Gaspard Dughet (15 June 1615 – 25 May 1675), also known as Gaspard Poussin, was a French painter born in Rome.

==Life==
Dughet was born in Rome, the son of a French pastry-cook
 and his Italian wife. He has always generally been considered as a French painter, although in fact he never visited France. Between around 1631 and 1635 he became a pupil of Nicolas Poussin, who had married his sister Anne five years earlier. Because of this connection he was widely known as "Gaspard Poussin." After leaving Poussin's studio his works developed a more fluid style and developed his pictures of storms which account for 30 out of his 400 known works.

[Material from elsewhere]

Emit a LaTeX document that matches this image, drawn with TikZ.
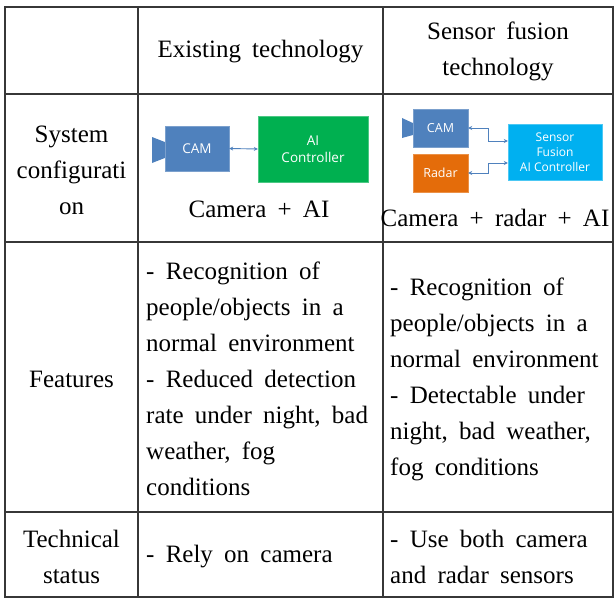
\documentclass[tikz,border=0pt]{standalone}
\usepackage{fontspec}
\setmainfont{Liberation Serif}
\newfontfamily\boxfont{Open Sans}
\definecolor{camblue}{RGB}{79,129,189}
\definecolor{aigreen}{RGB}{0,176,80}
\definecolor{fusblue}{RGB}{0,176,240}
\definecolor{radorange}{RGB}{228,108,10}
\definecolor{gridgray}{RGB}{55,55,55}
\usepackage{tikz}
\usetikzlibrary{arrows.meta,positioning,calc}
\newcommand{\cellfont}{\fontsize{25}{36}\selectfont\spaceskip=0.45em plus 0.2em minus 0.1em\relax}

\begin{document}
\begin{tikzpicture}[x=1pt, y=-1pt,
    cell/.style={inner sep=0pt, font=\cellfont},
    box/.style={inner sep=0pt, text=white, align=center, font=\boxfont\fontsize{12.5}{15}\selectfont},
    link/.style={draw=camblue, line width=0.9pt, {Stealth[length=4pt,width=4pt]}-{Stealth[length=4pt,width=4pt]}}]
        \useasboundingbox (0,0) rectangle (615,599);
        % Grid
        \draw[gridgray, line width=1.2pt] (5,7) rectangle (613,597);
        \draw[gridgray, line width=1.2pt] (138,7) -- (138,597) (383,7) -- (383,597);
        \draw[gridgray, line width=1.2pt] (5,94) -- (613,94) (5,242) -- (613,242) (5,512) -- (613,512);
        % Headers
        \node[cell] (hdrOld) at (260.5,52) {Existing technology};
        \node[cell,align=center] (hdrNew) at (498,51) {Sensor fusion\\technology};
        % Row labels
        \node[cell,align=center] (labConf) at (71.5,170) {System\\configurati\\on};
        \node[cell] (labFeat) at (71.5,379) {Features};
        \node[cell,align=center] (labTech) at (71.5,557) {Technical\\status};
        % Existing configuration
        \node[box,fill=camblue,draw=camblue!75!white,minimum width=64pt,minimum height=45pt,font=\boxfont\fontsize{13.5}{16}\selectfont] (camOld) at (197,148.5) {CAM};
        \fill[camblue] (camOld.west) ++(0,-6.5) -- (152,137) -- (152,163) -- ($(camOld.west)+(0,9.5)$) -- cycle;
        \node[box,fill=aigreen,draw=aigreen!70!white,minimum width=110pt,minimum height=66pt,font=\boxfont\fontsize{13.5}{17}\selectfont] (aiOld) at (313,149) {AI\\Controller};
        \draw[link] (camOld.east) -- (aiOld.west);
        \node[cell] (capOld) at (259,209) {Camera + AI};
        % Sensor fusion configuration
        \node[box,fill=camblue,draw=camblue!75!white,minimum width=55pt,minimum height=38pt] (camNew) at (440.5,128) {CAM};
        \fill[camblue] (camNew.west) ++(0,-5) -- (402,118) -- (402,138) -- ($(camNew.west)+(0,7)$) -- cycle;
        \node[box,fill=radorange,draw=radorange!75!white,minimum width=55pt,minimum height=38pt] (radNew) at (440.5,173) {Radar};
        \node[box,fill=fusblue,draw=fusblue!70!white,minimum width=94pt,minimum height=56pt,font=\boxfont\fontsize{12}{15}\selectfont] (fusNew) at (555,152) {Sensor\\Fusion\\AI Controller};
        \draw[link] (camNew.east) -- ++(20,0) |- ([yshift=11pt]fusNew.west);
        \draw[link] (radNew.east) -- ++(20,0) |- ([yshift=-11pt]fusNew.west);
        \node[cell] (capNew) at (495,218) {Camera + radar + AI};
        % Features
        \node[cell,align=left,anchor=west] (featOld) at (146,379) {- Recognition of\\people/objects in a\\normal environment\\- Reduced detection\\rate under night, bad\\weather, fog\\conditions};
        \node[cell,align=left,anchor=west] (featNew) at (390,379) {- Recognition of\\people/objects in a\\normal environment\\- Detectable under\\night, bad weather,\\fog conditions};
        % Technical status
        \node[cell,anchor=west] (techOld) at (146,557) {- Rely on camera};
        \node[cell,align=left,anchor=west] (techNew) at (390,557) {- Use both camera\\and radar sensors};
      \end{tikzpicture}
\end{document}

He specialised in painting landscapes of the Roman Campagna becoming, along with his exact contemporary Salvator Rosa, one of the two leading landscape painters of his time. He painted several cycles of frescoes, including one, showing various sites around Rome, at the Palazzo Colonna. He worked with Pier Francesco Mola, Cozza, and Mattia Preti at the Palazzo Pamphilj in Valmontone. He often collaborated with Guillaume Courtois who painted the staffage in his landscapes. This was the case, for instance, in the works for the Palazzo Pamphilj. There is another fresco cycle by Dughet, though in a bad state of preservation, in San Martino ai Monti.

Dughet died in Rome on 25 May 1675.

==Influence==
During the 18th century Dughet's work became especially popular amongst British collectors, to such an extent that his name became attached to almost any classical landscape, and his style proved influential on British landscape painting and garden design. His Sacrifice of Abraham, once the property of the Colonna family, is now, with other of his works, in the National Gallery, London. Thomas Gainsborough and John Constable were inspired by Dughet and recommended him as a model.

His pupils included Crescenzio Onofri (1634–1712/14), Jacques de Rooster (fl. late 17th century) and Jan Frans van Bloemen (1662–1749).